During the autumn of 1767, Goldsmith had again been living at Islington. On this occasion he had a room in Canonbury Tower, Queen Elizabeth’s old hunting-lodge, and perhaps occupied the very chamber generally used by John Newbery, whose active life was, in this year, to close. When in London he had modest housing in the Temple. But the acquisition of 500 pounds for The Good Natur’d Man seemed to warrant a change of residence, and he accordingly expended four-fifths of that sum for the lease of three rooms on the second floor of No. 2 Brick Court, which he straightway proceeded to decorate sumptuously with mirrors, Wilton carpets, moreen curtains, and Pembroke tables. It was an unfortunate step; and he would have done well to remember the Nil te quaesiveris extra with which his inflexible monitor, Johnson, had greeted his apologies for the shortcomings of some earlier lodgings. One of its natural results was to involve him in a new sequence of task-work, from which he never afterwards shook himself free. Hence, following hard upon a Roman History which he had already engaged to write for Davies of Russell Street, came a more ambitious project for Griffin, A History of Animated Nature; and after this again, another History of England for Davies. The pay was not inadequate; for the first he was to have 250 guineas, for the second 800 guineas, and for the last 500 pounds. But as employment for the author of a unique novel, an excellent comedy, and a deservedly successful poem, it was surely—in his own words—‘to cut blocks with a razor.’

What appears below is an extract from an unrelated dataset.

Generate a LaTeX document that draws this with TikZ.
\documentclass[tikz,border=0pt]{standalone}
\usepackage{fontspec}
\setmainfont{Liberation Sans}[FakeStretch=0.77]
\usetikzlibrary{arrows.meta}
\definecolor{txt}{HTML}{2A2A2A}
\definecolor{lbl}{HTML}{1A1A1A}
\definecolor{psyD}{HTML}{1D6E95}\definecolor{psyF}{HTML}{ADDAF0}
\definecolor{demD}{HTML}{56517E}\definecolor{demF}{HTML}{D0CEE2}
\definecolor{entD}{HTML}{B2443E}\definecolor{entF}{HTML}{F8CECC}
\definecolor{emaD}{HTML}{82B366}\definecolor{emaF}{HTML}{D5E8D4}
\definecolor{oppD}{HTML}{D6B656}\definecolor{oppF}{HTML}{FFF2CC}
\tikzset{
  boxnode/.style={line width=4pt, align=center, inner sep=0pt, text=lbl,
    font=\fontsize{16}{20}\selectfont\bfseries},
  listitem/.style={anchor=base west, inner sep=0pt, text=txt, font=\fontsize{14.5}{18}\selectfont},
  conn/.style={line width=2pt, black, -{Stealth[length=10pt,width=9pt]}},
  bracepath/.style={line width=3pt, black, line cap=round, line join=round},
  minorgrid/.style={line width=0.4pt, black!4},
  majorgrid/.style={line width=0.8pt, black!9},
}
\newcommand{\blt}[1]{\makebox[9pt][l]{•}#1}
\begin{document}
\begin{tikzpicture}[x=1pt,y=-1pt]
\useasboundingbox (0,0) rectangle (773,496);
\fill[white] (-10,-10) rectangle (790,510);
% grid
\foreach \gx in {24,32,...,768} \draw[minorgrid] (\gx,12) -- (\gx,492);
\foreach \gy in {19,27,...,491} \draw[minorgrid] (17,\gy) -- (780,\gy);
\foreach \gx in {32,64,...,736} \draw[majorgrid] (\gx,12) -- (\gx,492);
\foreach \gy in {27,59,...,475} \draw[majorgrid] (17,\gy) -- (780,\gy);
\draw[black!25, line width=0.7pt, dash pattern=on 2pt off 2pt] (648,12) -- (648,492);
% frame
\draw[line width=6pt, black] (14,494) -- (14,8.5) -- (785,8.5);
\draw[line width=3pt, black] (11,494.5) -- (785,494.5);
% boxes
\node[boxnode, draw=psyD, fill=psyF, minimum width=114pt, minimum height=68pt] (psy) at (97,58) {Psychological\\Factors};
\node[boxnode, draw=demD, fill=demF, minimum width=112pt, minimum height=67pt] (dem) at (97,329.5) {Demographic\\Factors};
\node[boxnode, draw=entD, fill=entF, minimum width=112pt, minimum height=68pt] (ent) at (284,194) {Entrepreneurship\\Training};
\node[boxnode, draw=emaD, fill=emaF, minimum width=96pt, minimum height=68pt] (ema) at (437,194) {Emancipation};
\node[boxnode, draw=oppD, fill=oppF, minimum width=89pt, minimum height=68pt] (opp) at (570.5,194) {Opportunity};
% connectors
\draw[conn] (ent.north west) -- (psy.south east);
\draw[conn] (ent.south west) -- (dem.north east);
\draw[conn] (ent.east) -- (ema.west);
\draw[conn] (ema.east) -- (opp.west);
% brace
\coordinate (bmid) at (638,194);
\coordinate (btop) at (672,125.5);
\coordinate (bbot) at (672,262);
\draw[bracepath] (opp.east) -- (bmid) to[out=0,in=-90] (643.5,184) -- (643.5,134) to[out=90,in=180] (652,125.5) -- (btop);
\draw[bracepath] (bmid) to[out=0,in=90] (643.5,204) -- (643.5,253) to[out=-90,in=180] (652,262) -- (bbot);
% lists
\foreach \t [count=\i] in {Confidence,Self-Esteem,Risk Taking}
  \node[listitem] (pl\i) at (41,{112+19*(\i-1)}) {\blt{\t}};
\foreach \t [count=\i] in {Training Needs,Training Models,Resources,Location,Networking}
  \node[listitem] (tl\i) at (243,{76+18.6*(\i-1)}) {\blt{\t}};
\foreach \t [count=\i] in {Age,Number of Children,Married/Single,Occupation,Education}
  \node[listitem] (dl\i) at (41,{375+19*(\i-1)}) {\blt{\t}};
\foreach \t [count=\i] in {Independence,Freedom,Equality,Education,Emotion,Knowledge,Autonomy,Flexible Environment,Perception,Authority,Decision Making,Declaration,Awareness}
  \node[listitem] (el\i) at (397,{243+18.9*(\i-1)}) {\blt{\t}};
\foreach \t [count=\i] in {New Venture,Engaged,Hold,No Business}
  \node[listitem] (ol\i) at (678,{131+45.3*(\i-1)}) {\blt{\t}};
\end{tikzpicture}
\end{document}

And yet, apart from the anxieties of growing money troubles, his life could not have been wholly unhappy. There are records of pleasant occasional junketings—‘shoe-maker’s holidays’ he called them—in the still countrified suburbs of Hampstead and Edgware; there was the gathering at the Turk’s Head, with its literary magnates, for his severer hours; and for his more pliant moments, the genial ‘free-and-easy’ or shilling whist-club of a less pretentious kind, where the student of mixed character might shine with something of the old supremacy of George Conway’s inn at Ballymahon. And there must have been quieter and more chastened resting-places of memory, when, softening towards the home of his youth, with a sadness made more poignant by the death of his brother Henry in May, 1768, he planned and perfected his new poem of The Deserted Village.

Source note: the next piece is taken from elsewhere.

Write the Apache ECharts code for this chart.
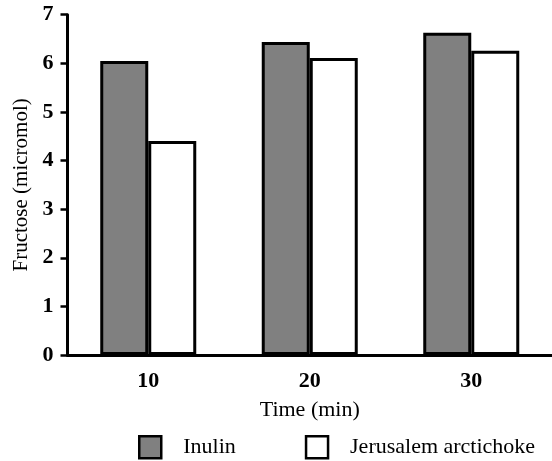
<!DOCTYPE html>
<html>
<head>
<meta charset="utf-8">
<script src="https://cdn.jsdelivr.net/npm/echarts@6/dist/echarts.min.js"></script>
<style>
html,body{margin:0;padding:0;background:#fff;}
#chart{width:552px;height:461px;}
</style>
</head>
<body>
<div id="chart"></div>
<script>
var categories = ['10', '20', '30'];
var inulin = [6.05, 6.44, 6.63];
var jerusalem = [4.40, 6.11, 6.26];
var seriesNames = ['Inulin', 'Jerusalem arctichoke'];
var yTicks = [0, 1, 2, 3, 4, 5, 6, 7];

var font = 'Liberation Serif, Times New Roman, serif';
var chart = echarts.init(document.getElementById('chart'));
chart.setOption({
  animation: false,
  backgroundColor: '#fff',
  grid: {left: 67.5, top: 14.7, width: 489, height: 340.3, containLabel: false},
  legend: {
    left: 138, top: 435, padding: 0,
    icon: 'rect',
    itemWidth: 22, itemHeight: 22, itemGap: 69,
    data: seriesNames,
    itemStyle: {borderColor: '#000', borderWidth: 2.5},
    textStyle: {fontFamily: font, fontSize: 22, color: '#000', padding: [0, 0, 0, 17]}
  },
  xAxis: {
    type: 'category',
    data: categories,
    name: 'Time (min)',
    nameLocation: 'middle',
    nameGap: 44,
    nameTextStyle: {fontFamily: font, fontSize: 22, color: '#000'},
    axisLine: {lineStyle: {color: '#000', width: 3}},
    axisTick: {alignWithLabel: true, length: 8, lineStyle: {color: '#000', width: 3}},
    axisLabel: {fontFamily: font, fontSize: 22, fontWeight: 'bold', color: '#000', margin: 15},
    splitLine: {show: false}
  },
  yAxis: {
    type: 'value',
    min: yTicks[0], max: yTicks[yTicks.length - 1], interval: 1,
    name: 'Fructose (micromol)',
    nameLocation: 'middle',
    nameGap: 35,
    nameTextStyle: {fontFamily: font, fontSize: 21, color: '#000'},
    axisLine: {show: true, lineStyle: {color: '#000', width: 3}},
    axisTick: {show: true, length: 7, lineStyle: {color: '#000', width: 2.5}},
    axisLabel: {fontFamily: font, fontSize: 22, fontWeight: 'bold', color: '#000', margin: 14},
    splitLine: {show: false}
  },
  series: [
    {
      name: seriesNames[0], type: 'bar', data: inulin,
      barWidth: 48, barGap: '0%',
      itemStyle: {color: '#808080', borderColor: '#000', borderWidth: 3}
    },
    {
      name: seriesNames[1], type: 'bar', data: jerusalem,
      barWidth: 48, barGap: '0%',
      itemStyle: {color: '#fff', borderColor: '#000', borderWidth: 3}
    }
  ]
});
</script>
</body>
</html>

In December, 1769, the recent appointment of his friend Reynolds as President of the Royal Academy brought him the honorary office of Professor of History to that institution; and to Reynolds The Deserted Village was dedicated. It appeared on the 26th of May, 1770, with a success equal, if not superior, to that of The Traveller. It ran through five editions in the year of its publication; and has ever since retained its reputation. If, as alleged, contemporary critics ranked it below its predecessor, the reason advanced by Washington Irving, that the poet had become his own rival, is doubtless correct; and there is always a prejudice in favour of the first success. This, however, is not an obstacle which need disturb the reader now; and he will probably decide that in grace and tenderness of description The Deserted Village in no wise falls short of The Traveller; and that its central idea, and its sympathy with humanity, give it a higher value as a work of art.